My beloved Today Show,
We had such a beautiful relationship. For many years, every single morning, I’d cozy up with you and my cup of coffee and settle in for hours. I’d often push back plans with other friends, preferring your company to start off my day. You brought me great joy. I even met you in person after our long remote relationship. It was thrilling. Everything I’d imagined it would be. I envisioned us growing old together. But, after enduring sixteen long months of near-constant abuse from you, I’m breaking up with you.
Since October 8, 2023, I have listened in agony as you have sided with, and even promoted, those who wish me dead and seek the destruction of my home. I have watched in tears as you have minimized my pain, choosing instead to sympathize with my brutal tormentors. Not only have you dismissed my suffering, but you have alarmingly painted me as the aggressor. I have watched in disbelief as you have amplified a false narrative of my family and history, fueling the flame of those who wish to wipe me off the face of the earth.

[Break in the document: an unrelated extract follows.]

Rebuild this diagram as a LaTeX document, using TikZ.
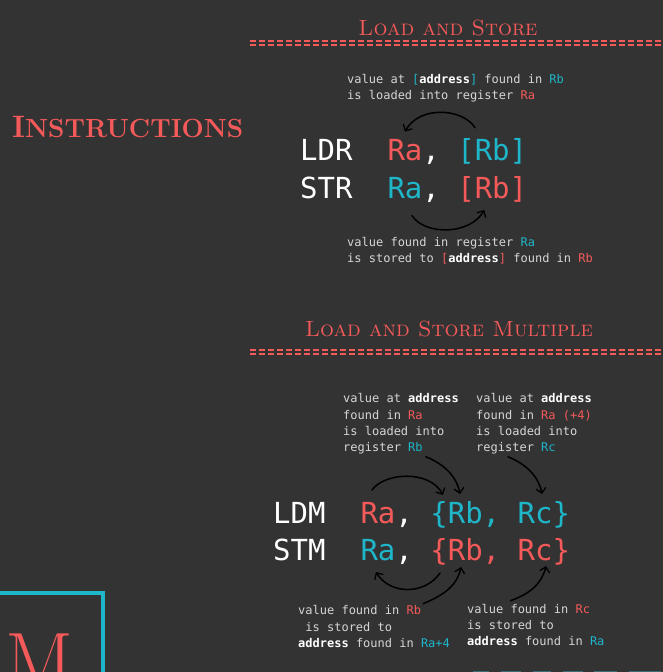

You toss dangerous words around, like genocide, oppressor, famine and apartheid, as if you have no understanding of their meaning and feel no responsibility for the lies you are promulgating. You puppet headlines and statistics fed to you by my killers instead of believing what my brothers and sisters have been telling you. It’s become blindingly clear actual facts are of no import to you when it comes to me. You will parrot anyone who aims to slander me.
I have screamed and raged at you, begged and pleaded with you, and waited and hoped for you to come around. But to no avail; you have given me no reason to believe you will ever change and stand beside me. (Savannah, you even wrote a book about God and love and religion. Yet, you spout “facts” handed to you by terrorists at worst, and antisemites at best. The sheer hypocrisy is staggering.) Today, you obviously prefer to maintain your relationship with those who seek disruption, anarchy and ultimately, terror. You have broken my heart over and over again.
I have given you the benefit of the doubt so many times, countless second chances to make amends. Last August, I was certain you’d admit your error and beg my forgiveness. And if you weren’t willing to go that far, that you might at least apologize for your lack of awareness. But no, you barely mentioned Hersh, his execution a mere afterthought for you. Your calculated insensitivity was a dagger to my heart. Then again, just a month ago, I waited with bated breath for you to disavow, and disassociate from, the pure evil that would throw a macabre parade and dance around the coffins of our two murdered redheaded babies. But again, you devastated me by refusing to take my hand and stand beside me. You failed to celebrate our heroic rescue of Noa Argamani, instead blaming us for killing her inhumane captors in their homes where they’d enslaved her. You lamented over the number of days two astronauts were stranded in space, but still refuse to comment on how many days Eden has been held deep underground in terror tunnels, without food, air or sunlight. Your deliberate bias has tormented me almost on a daily basis for well over 500 days. And sadly, I’ve allowed you to do it by staying in this relationship too long.
But, enough is enough. While you may have battered and bruised me, you have not broken me. I have endured your reckless reporting and I will thrive in spite of it. You will have a day of reckoning and I will know I stood on the side of moral clarity all along. Your behavior has actually made me stronger, forced me to search for new partners who will treat me with respect and dignity, vital components for any healthy relationship. Media outlets and individuals who will do me the basic decency of fact-checking before spreading blatant propaganda. Who will self-educate before they misspeak. Who will treat me and my family just as they would anyone else. I’m not asking for preferential treatment, only fair treatment. In that, you have failed miserably.
AM. YISRAEL. CHAI.
Wow!! What a powerfully written post! I definitely felt your hurt and betrayal. When we invite these TV folks into our homes everyday, they become like trusted friends. So their insensitivity and betrayal of our trust in them is incredibly hurtful. Kudos for you for saying, "Enough!" I hope you sent this post to The Today Show and NBC.
I’ve tried to place it and tag NBC so they’ll see it. Whether or not they read it or care is another matter. Thank you for your kind words!! Writing these is so cathartic!! And I learn that my feelings are so universal. It’s reaffirming.